The Juvenile Restoration Act, or JRA, lets state courts reduce sentences for people who committed a crime as a minor. Prior to this law, there was no immediate way for an inmate to obtain a sentence reduction other than filing a motion for modification of sentence within 90 days of their sentence. The problem with the old law was that it did not take into consideration the profound changes many inmates make of the course of years, and even decades. Judges would sentence a minors based on the worst day of their life – but would be unable to revisit those individuals after they had matured and rehabilitated.

To qualify for a sentence reduction, a petitioner must meet two threshold requirements:
• The offense must have been committed when the individual was a minor, and
• The individual must have served at least 20 years for the offense.

If these two conditions are met, then the court must hold a hearing. At the hearing, the court, may reduce the sentence if two more conditions are met.
• The individual cannot be a danger to the public, and
• The interests of justice will be better served by a reduced sentence.

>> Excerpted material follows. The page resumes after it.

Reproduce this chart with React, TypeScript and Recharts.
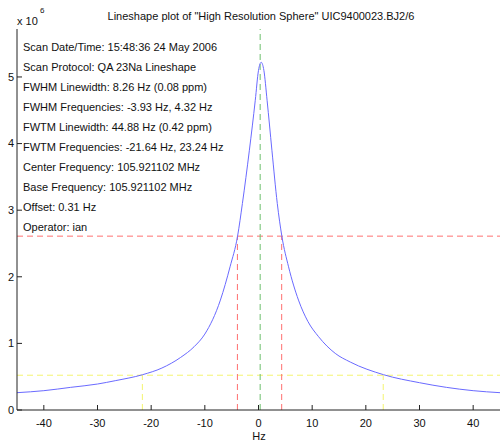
import React from 'react';
import { LineChart, Line, XAxis, YAxis, ReferenceLine } from 'recharts';

const hzValues = [-45, -40, -35, -30, -26.7, -21.6, -18, -14.5, -12, -10, -7.1, -5.3, -3.9, -3.0, -1.7, -0.6, 0, 0.5, 1.0, 1.6, 2.5, 3.5, 4.35, 5.6, 7.45, 9.2, 11.2, 14.3, 17.1, 23.3, 30, 35, 40, 45];
const signalValues = [0.26, 0.29, 0.34, 0.39, 0.44, 0.53, 0.63, 0.79, 0.95, 1.14, 1.65, 2.15, 2.61, 3.1, 3.9, 4.65, 5.1, 5.22, 5.1, 4.65, 3.9, 3.1, 2.61, 2.15, 1.65, 1.33, 1.1, 0.85, 0.72, 0.53, 0.41, 0.34, 0.29, 0.26];

const xTicks = [-40, -30, -20, -10, 0, 10, 20, 30, 40];
const yTicks = [0, 1, 2, 3, 4, 5];

const fwhmFreqs = [-3.93, 4.32];
const fwtmFreqs = [-21.64, 23.24];
const centerOffset = 0.31;
const halfMax = 2.61;
const tenthMax = 0.522;

const infoLines = [
    'Scan Date/Time: 15:48:36 24 May 2006',
    'Scan Protocol: QA 23Na Lineshape',
    'FWHM Linewidth: 8.26 Hz (0.08 ppm)',
    'FWHM Frequencies: -3.93 Hz, 4.32 Hz',
    'FWTM Linewidth: 44.88 Hz (0.42 ppm)',
    'FWTM Frequencies: -21.64 Hz, 23.24 Hz',
    'Center Frequency: 105.921102 MHz',
    'Base Frequency: 105.921102 MHz',
    'Offset: 0.31 Hz',
    'Operator: ian',
];

const chartData = hzValues.map((hz, i) => ({ hz, signal: signalValues[i] }));

const FONT = '"Liberation Sans", Arial, sans-serif';
const AXIS = '#222';
const dash = '6 4';

const App: React.FC = () => {
    const blank = () => '';
    return (
        <div style={{ position: 'absolute', left: 0, top: 0, width: 502, height: 442, background: '#fff', fontFamily: FONT, color: '#111' }}>
            <LineChart width={502} height={442} data={chartData} margin={{ top: 29, right: 2, bottom: 0, left: 0 }}>
                <XAxis dataKey="hz" type="number" domain={[-45, 45]} ticks={xTicks} allowDataOverflow
                    height={32} tickSize={-5} tickMargin={14} stroke={AXIS}
                    tick={{ fontSize: 11, fill: '#111', fontFamily: FONT }} />
                <XAxis xAxisId="top" orientation="top" dataKey="hz" type="number" domain={[-45, 45]} ticks={xTicks}
                    allowDataOverflow height={0} tickSize={-5} stroke={AXIS} tickFormatter={blank} />
                <YAxis type="number" domain={[0, 5.72]} ticks={yTicks} allowDataOverflow width={17}
                    tickSize={-5} tickMargin={8} stroke={AXIS}
                    tick={{ fontSize: 11, fill: '#111', fontFamily: FONT }} />
                <YAxis yAxisId="right" orientation="right" type="number" domain={[0, 5.72]} ticks={yTicks}
                    allowDataOverflow width={0} tickSize={-5} stroke={AXIS} tickFormatter={blank} />

                <ReferenceLine y={halfMax} stroke="#ff7070" strokeDasharray={dash} />
                <ReferenceLine y={tenthMax} stroke="#f4f470" strokeDasharray={dash} />
                {fwhmFreqs.map((f) => (
                    <ReferenceLine key={'fwhm' + f} segment={[{ x: f, y: 0 }, { x: f, y: halfMax }]} stroke="#ff7070" strokeDasharray={dash} />
                ))}
                {fwtmFreqs.map((f) => (
                    <ReferenceLine key={'fwtm' + f} segment={[{ x: f, y: 0 }, { x: f, y: tenthMax }]} stroke="#f4f470" strokeDasharray={dash} />
                ))}
                <ReferenceLine x={centerOffset} stroke="#6cbf6c" strokeDasharray={dash} />

                <Line dataKey="signal" type="monotone" stroke="#6a6aff" strokeWidth={1} dot={false} isAnimationActive={false} />
            </LineChart>

            <div style={{ position: 'absolute', left: 0, width: 522, top: 9, lineHeight: '14px', fontSize: 11, textAlign: 'center' }}>
                Lineshape plot of "High Resolution Sphere" UIC9400023.BJ2/6
            </div>
            <div style={{ position: 'absolute', left: 17, top: 14, lineHeight: '14px', fontSize: 11 }}>x 10</div>
            <div style={{ position: 'absolute', left: 40, top: 6, lineHeight: '10px', fontSize: 8 }}>6</div>
            <div style={{ position: 'absolute', left: 23, top: 37, lineHeight: '20px', fontSize: 11 }}>
                {infoLines.map((l) => <div key={l}>{l}</div>)}
            </div>
            <div style={{ position: 'absolute', left: 239, width: 40, top: 429, lineHeight: '14px', fontSize: 11, textAlign: 'center' }}>Hz</div>
        </div>
    );
};

export default App;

When deciding if these two factors are met, the court must consider:
• The individual’s age at the time of the offense.
• The nature of the offense and the history and characteristics of the individual.
• Whether the individual has substantially complied with the rules of the institution in which the individual has been confined.
• Whether the individual has completed an educational, vocational, or other program.
• Whether the individual has demonstrated maturity, rehabilitation, and fitness to reenter society sufficient to justify a sentence reduction.
• Any statement offered by a victim or a victim’s representative.
• Any report of a physical, mental, or behavioral examination of the individual conducted by a health professional the individual’s family and community circumstances at the time of the offense, including any history of trauma, abuse, or involvement in the child welfare system.
• The extent of the individual’s role in the offense and whether and to what extent an adult was involved in the offense.
• The diminished culpability of a juvenile as compared to an adult, including an inability to fully appreciate risks and consequences.
• Any other factors the court deems relevant.

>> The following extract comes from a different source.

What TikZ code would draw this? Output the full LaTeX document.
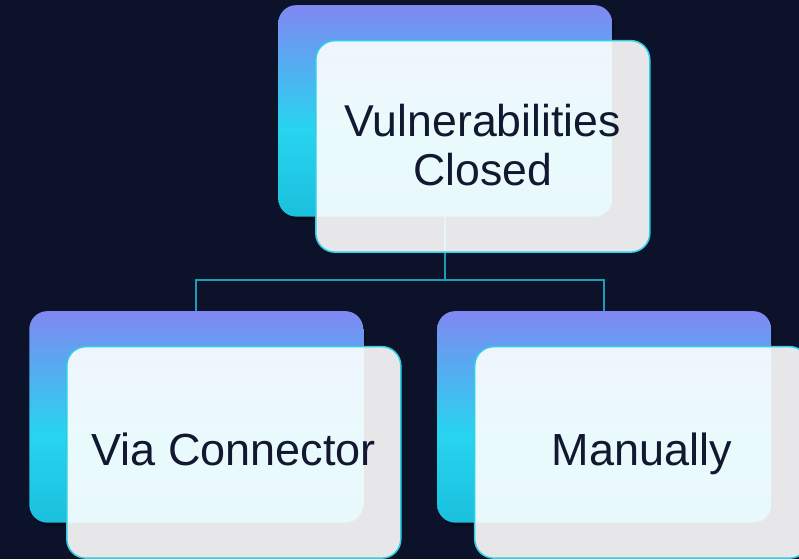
\documentclass[tikz,border=0pt]{standalone}
\usepackage{fontspec}
\setmainfont{Liberation Sans}
\usetikzlibrary{shadows}
\definecolor{bgnavy}{HTML}{0B1229}
\definecolor{gtop}{HTML}{7F88F2}
\definecolor{gmid}{HTML}{28D4F0}
\definecolor{gbot}{HTML}{1AC0DD}
\definecolor{cardedge}{HTML}{2CCFE6}
\definecolor{linkcol}{HTML}{1C9DB4}
\definecolor{ink}{HTML}{111830}
\pgfdeclareverticalshading{cardgrad}{100bp}{color(0bp)=(gbot); color(25bp)=(gbot); color(46bp)=(gmid); color(75bp)=(gtop); color(100bp)=(gtop)}
\begin{document}
\begin{tikzpicture}[x=1pt,y=-1pt,
  backcard/.style={rectangle, rounded corners=18pt, minimum width=334pt, minimum height=211.5pt,
    inner sep=0pt, shading=cardgrad,
    drop shadow={shadow xshift=2pt, shadow yshift=-3pt, opacity=0.35, fill=black}},
  frontcard/.style={rectangle, rounded corners=19pt, minimum width=334pt, minimum height=211.5pt,
    inner sep=0pt, fill=white, fill opacity=0.9, text opacity=1, draw=cardedge, draw opacity=1,
    line width=1.5pt, text=ink, align=center},
  toptext/.style={font=\fontsize{44.6}{49.5}\selectfont},
  lowtext/.style={font=\fontsize{45}{52}\selectfont, text height=32.2pt, text depth=6pt},
  connector/.style={draw=linkcol, line width=2.2pt}]
\fill[bgnavy] (0,0) rectangle (799,559);
\useasboundingbox (0,0) rectangle (799,559);

% back cards
\node[backcard] (tb) at (445.3,110.9) {};
\node[backcard] (bl) at (196.3,416.9) {};
\node[backcard] (br) at (604.2,416.9) {};
\coordinate (junction) at (445.3,280);

% connectors
\draw[connector] (tb.south) -- (junction);
\draw[connector] (junction) -| (bl.north);
\draw[connector] (junction) -| (br.north);

% front cards with text
\node[frontcard, toptext] (tf) at (482.8,146.4) {Vulnerabilities\\Closed\rule[-3.4pt]{0pt}{0pt}};
\node[frontcard, lowtext] (blf) at (233.8,452.4) {Via Connector};
\node[frontcard, lowtext] (brf) at (641.7,452.4) {Manually};
\end{tikzpicture}
\end{document}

Besides giving juveniles who received a lengthily sentence a means to get out prison early, the JRA also prohibits the sentencing judge from imposing life without the possibility of parole or release – the most severe sentence available in Maryland – against a minor convicted as an adult.

The bill became law during the General Assembly’s 2021 legislative session. It passed both chambers, but Governor Larry Hogan vetoed the measure when it went to his desk. Both the House of Delegates and the state Senate then overrode the veto. The JRA will be codified as Maryland CP §8-110 when it goes into effect.